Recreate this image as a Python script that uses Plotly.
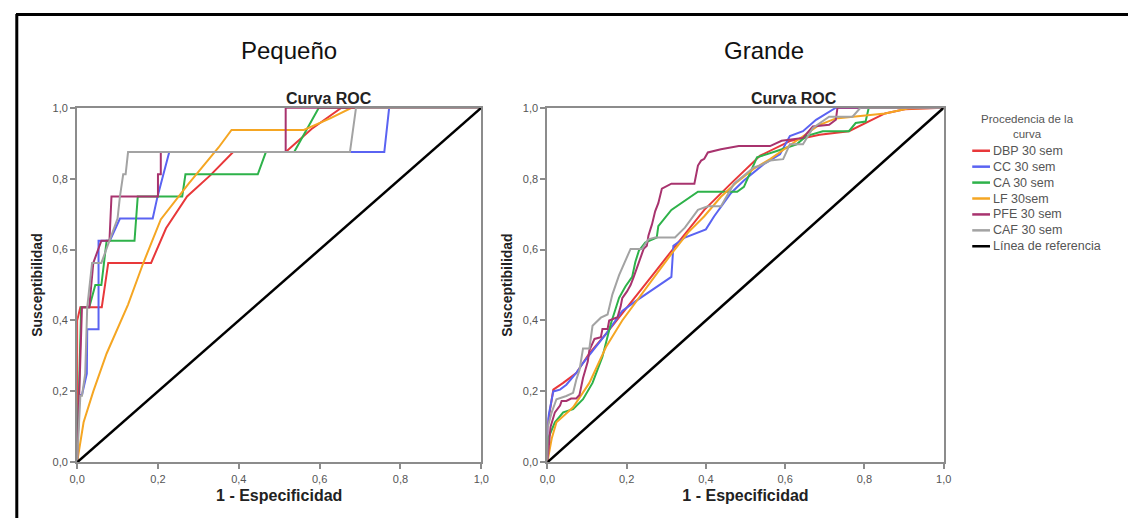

□ □ □ □ □ □ □

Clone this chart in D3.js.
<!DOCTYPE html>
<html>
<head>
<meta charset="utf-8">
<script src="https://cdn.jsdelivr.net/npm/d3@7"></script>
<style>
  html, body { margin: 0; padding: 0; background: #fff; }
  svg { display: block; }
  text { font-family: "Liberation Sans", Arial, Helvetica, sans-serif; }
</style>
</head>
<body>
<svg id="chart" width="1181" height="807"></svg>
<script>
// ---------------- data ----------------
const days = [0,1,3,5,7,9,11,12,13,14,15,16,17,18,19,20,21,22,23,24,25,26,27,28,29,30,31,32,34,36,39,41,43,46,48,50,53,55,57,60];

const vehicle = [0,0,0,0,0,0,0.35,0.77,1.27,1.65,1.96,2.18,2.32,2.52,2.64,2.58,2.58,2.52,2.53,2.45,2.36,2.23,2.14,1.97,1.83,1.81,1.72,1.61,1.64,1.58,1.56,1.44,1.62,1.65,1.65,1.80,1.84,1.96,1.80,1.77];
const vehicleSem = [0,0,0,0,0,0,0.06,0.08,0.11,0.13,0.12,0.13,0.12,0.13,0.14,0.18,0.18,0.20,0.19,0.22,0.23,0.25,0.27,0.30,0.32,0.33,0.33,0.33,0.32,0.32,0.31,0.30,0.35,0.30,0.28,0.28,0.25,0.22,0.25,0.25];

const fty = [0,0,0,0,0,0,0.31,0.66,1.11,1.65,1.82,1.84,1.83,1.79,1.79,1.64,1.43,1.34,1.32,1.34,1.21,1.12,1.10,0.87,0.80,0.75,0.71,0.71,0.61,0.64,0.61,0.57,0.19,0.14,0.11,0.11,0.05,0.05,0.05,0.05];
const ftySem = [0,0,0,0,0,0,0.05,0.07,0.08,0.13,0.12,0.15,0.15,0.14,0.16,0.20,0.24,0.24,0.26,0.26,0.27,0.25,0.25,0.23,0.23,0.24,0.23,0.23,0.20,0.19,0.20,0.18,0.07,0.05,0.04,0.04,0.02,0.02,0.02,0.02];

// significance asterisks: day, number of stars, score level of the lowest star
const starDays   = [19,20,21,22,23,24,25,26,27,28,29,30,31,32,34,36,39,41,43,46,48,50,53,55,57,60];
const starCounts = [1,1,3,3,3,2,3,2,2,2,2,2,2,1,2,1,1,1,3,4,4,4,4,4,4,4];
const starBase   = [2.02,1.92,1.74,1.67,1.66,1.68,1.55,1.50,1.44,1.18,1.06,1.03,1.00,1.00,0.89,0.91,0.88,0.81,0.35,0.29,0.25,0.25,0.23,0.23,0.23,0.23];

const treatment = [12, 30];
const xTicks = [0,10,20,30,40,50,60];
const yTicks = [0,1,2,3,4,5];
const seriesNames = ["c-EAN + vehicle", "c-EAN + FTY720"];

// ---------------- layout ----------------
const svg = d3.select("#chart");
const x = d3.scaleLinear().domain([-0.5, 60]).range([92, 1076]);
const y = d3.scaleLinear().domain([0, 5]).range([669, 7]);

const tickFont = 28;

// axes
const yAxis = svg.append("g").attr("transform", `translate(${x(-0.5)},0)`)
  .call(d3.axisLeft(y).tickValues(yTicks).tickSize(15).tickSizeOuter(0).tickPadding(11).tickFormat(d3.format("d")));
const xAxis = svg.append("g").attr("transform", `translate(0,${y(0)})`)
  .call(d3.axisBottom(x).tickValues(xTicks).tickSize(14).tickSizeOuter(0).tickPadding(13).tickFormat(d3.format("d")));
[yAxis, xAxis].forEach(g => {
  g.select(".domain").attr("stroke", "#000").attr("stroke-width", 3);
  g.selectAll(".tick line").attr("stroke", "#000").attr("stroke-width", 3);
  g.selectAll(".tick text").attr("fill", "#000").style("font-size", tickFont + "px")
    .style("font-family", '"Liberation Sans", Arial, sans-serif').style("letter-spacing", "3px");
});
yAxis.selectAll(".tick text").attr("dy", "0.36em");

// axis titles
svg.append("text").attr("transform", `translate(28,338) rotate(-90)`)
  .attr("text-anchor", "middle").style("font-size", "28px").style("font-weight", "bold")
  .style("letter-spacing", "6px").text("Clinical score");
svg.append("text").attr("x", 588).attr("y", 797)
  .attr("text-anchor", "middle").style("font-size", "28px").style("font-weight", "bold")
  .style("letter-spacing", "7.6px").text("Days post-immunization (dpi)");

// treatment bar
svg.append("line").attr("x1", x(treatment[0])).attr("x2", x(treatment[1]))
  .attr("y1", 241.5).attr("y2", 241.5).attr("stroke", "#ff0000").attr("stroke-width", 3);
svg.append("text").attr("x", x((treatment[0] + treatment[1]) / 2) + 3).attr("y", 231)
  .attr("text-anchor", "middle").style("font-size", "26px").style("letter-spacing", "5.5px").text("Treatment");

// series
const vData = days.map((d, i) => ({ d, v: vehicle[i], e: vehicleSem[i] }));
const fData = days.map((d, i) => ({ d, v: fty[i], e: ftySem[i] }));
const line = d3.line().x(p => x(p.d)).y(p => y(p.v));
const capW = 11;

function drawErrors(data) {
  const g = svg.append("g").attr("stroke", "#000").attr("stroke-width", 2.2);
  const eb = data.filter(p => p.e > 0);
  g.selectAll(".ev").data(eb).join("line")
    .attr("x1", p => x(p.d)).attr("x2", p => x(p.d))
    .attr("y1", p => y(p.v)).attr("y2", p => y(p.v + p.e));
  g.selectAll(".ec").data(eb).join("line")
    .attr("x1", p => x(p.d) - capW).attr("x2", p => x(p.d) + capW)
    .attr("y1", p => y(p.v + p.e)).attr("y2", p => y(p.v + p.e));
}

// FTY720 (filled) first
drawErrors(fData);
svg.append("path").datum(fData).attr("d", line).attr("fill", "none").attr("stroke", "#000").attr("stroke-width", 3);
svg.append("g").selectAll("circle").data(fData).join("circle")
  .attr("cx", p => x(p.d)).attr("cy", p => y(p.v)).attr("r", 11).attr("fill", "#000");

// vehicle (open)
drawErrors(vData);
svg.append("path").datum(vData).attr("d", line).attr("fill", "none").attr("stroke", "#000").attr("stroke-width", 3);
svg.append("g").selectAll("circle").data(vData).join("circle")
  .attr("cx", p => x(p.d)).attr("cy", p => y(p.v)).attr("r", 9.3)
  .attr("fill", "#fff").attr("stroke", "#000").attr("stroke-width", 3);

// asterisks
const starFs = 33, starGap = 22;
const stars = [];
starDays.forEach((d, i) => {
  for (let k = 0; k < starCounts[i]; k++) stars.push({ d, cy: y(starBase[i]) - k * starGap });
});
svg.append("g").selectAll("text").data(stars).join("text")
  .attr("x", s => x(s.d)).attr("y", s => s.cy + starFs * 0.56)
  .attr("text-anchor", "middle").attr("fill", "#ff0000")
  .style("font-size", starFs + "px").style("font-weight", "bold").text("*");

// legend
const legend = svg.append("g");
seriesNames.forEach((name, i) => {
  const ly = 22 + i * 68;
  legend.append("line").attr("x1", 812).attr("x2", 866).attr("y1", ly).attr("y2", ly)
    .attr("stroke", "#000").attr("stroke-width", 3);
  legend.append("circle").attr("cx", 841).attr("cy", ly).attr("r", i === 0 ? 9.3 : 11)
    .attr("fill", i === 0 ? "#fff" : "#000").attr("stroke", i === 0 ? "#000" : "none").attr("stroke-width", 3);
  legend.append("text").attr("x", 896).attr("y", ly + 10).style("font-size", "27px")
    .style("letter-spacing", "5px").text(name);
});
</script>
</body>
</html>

□ □ □ □ □ □ □

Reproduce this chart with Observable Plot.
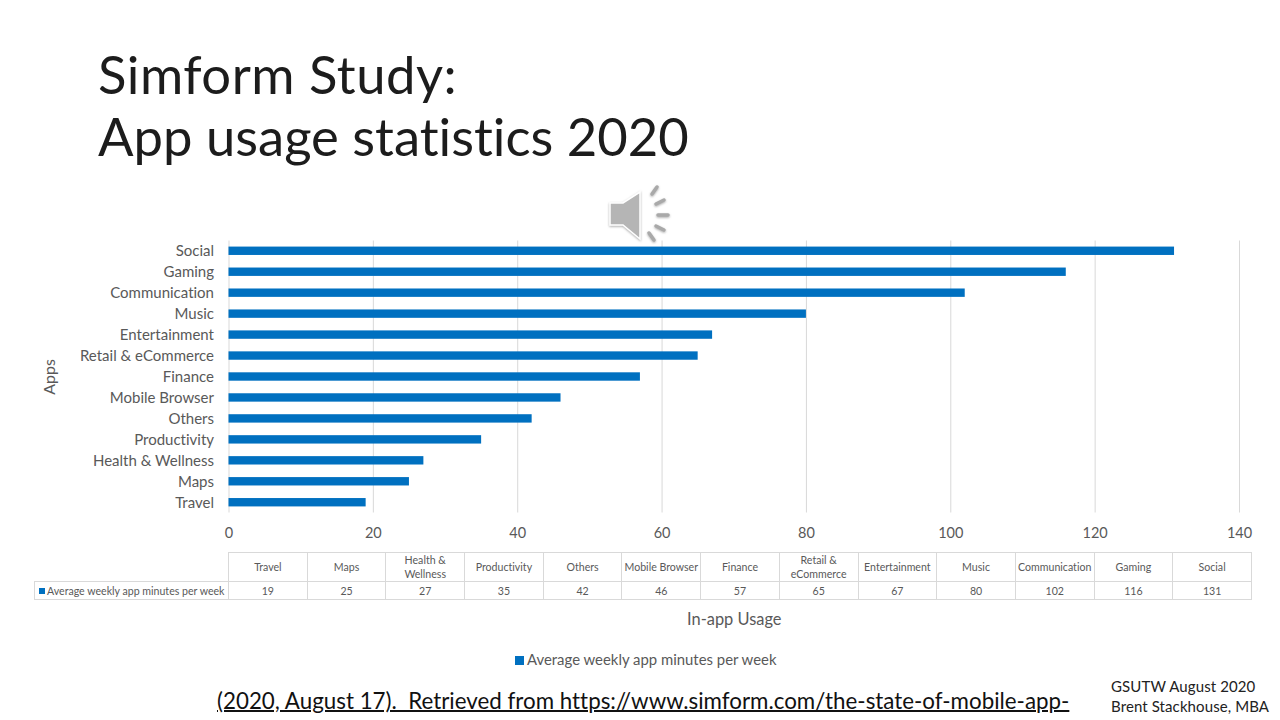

□ □ □ □ □ □ □

Task goal>
Find every line in the records above that holds the word "this", and copy each one.

Output of the exercise>
Recreate this image as a Python script that uses Plotly.
Clone this chart in D3.js.
Reproduce this chart with Observable Plot.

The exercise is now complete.